When you put your property up for sale, the buyer will want to conduct an inspection of your property to understand the condition of what they are buying. Almost all offers to buy your property will include a contingency to conduct a physical inspection.
The buyer(s) will contract with a home inspector to look at and evaluate the condition of all the systems in your property. These include; air conditioning, heating, plumbing, and electrical. Aside from these key systems, the inspector will also inspect the condition and make up of floors, walls, and fixtures.
In most parts of Southern California, it is typical for the home buyers to contract and pay for the home inspection service.
Who can be present at the home inspection?
Whomever wants to be there. But it is a good idea that the buyer always be present at the inspection along with their real estate agent. This provides the buyer and their agent with an important tour of the property guided by the expertise of the inspector. Aside from inspecting and documenting the property’s condition, the inspector can also help answer questions that the buyer(s) and their agent may have, as they walk through the property.

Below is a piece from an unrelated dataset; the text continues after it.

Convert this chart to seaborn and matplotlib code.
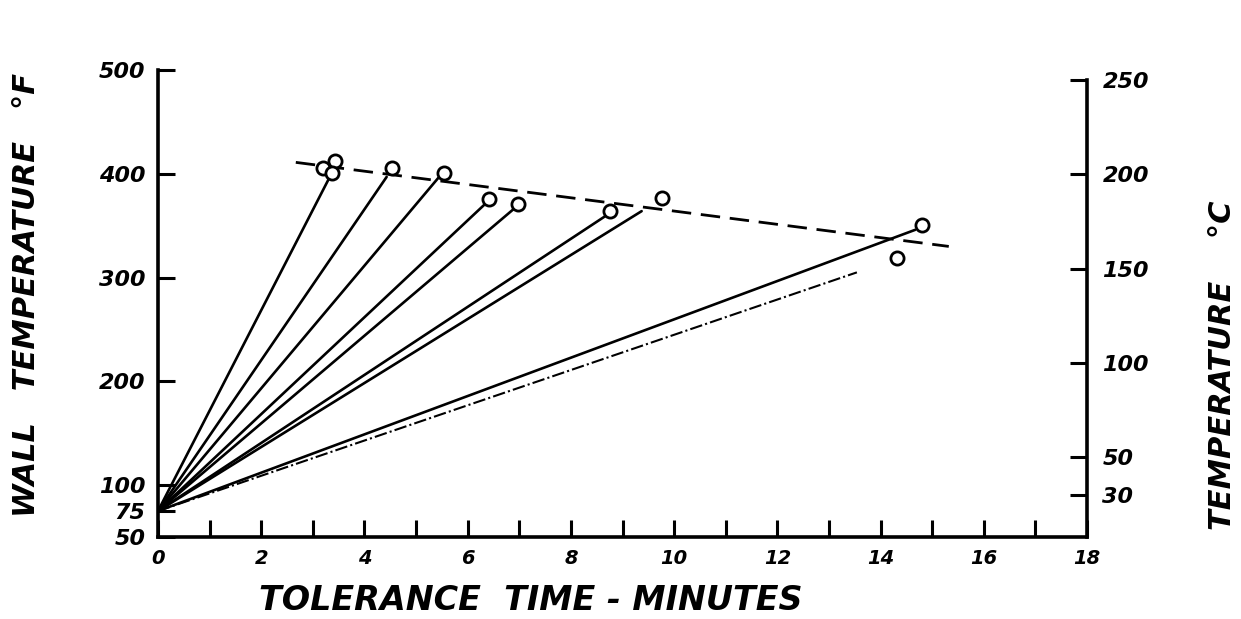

When we are representing a seller as their listing agent, we always make it a point to be there during the inspection process to make sure we understand what is being reported and make sure we can clear up any misunderstandings if there are any.
What does the Report Not Include?
The inspection report only typically covers the property itself, though many inspectors will inspect and make note of common area conditions when inspecting condominium units. Systems that are beyond the condo unit, such as water supply or sewer lines at the street, roofing, or electrical power lines feeding the condo unit would not be covered in an inspection. If the buyer(s) has concerns about specific conditions, the buyer(s) can request additional inspections to be done by experts such as roofers, electricians, etc.
Additionally, any parts of the property not accessible or easily accessible may be omitted from the report. For example, plumbing that is not accessible.
What About Problems Found in the Home Inspection Report?
The findings of the inspection report provide disclosure of any issues that require repair or may require repair on the property. This naturally will affect the amount offered if the property is not in good condition.
Additionally, many inspectors will make note if a certain system or item appears to be working but may be nearing the end of its useful life.
The buyers may ask you to fix some or all of the issues identified in the report. You have the right to fix some, all, offer a partial or full credit, or do nothing at all with respect to the items identified in the report. These discussions will occur between you and your listing agent. Your listing agent will negotiate on your behalf to maximize your gain and mitigate losses in this area.
How to Minimize the Impact of the Inspection on the Seller
The best way to minimize the impact of the Inspection Report on asking price is to have your property in good condition before the inspection happens.
The physical home inspection and resulting report is important to ensure there are no surprises for the home buyer and that any material defects to the property which affect it’s value are know to all concerned.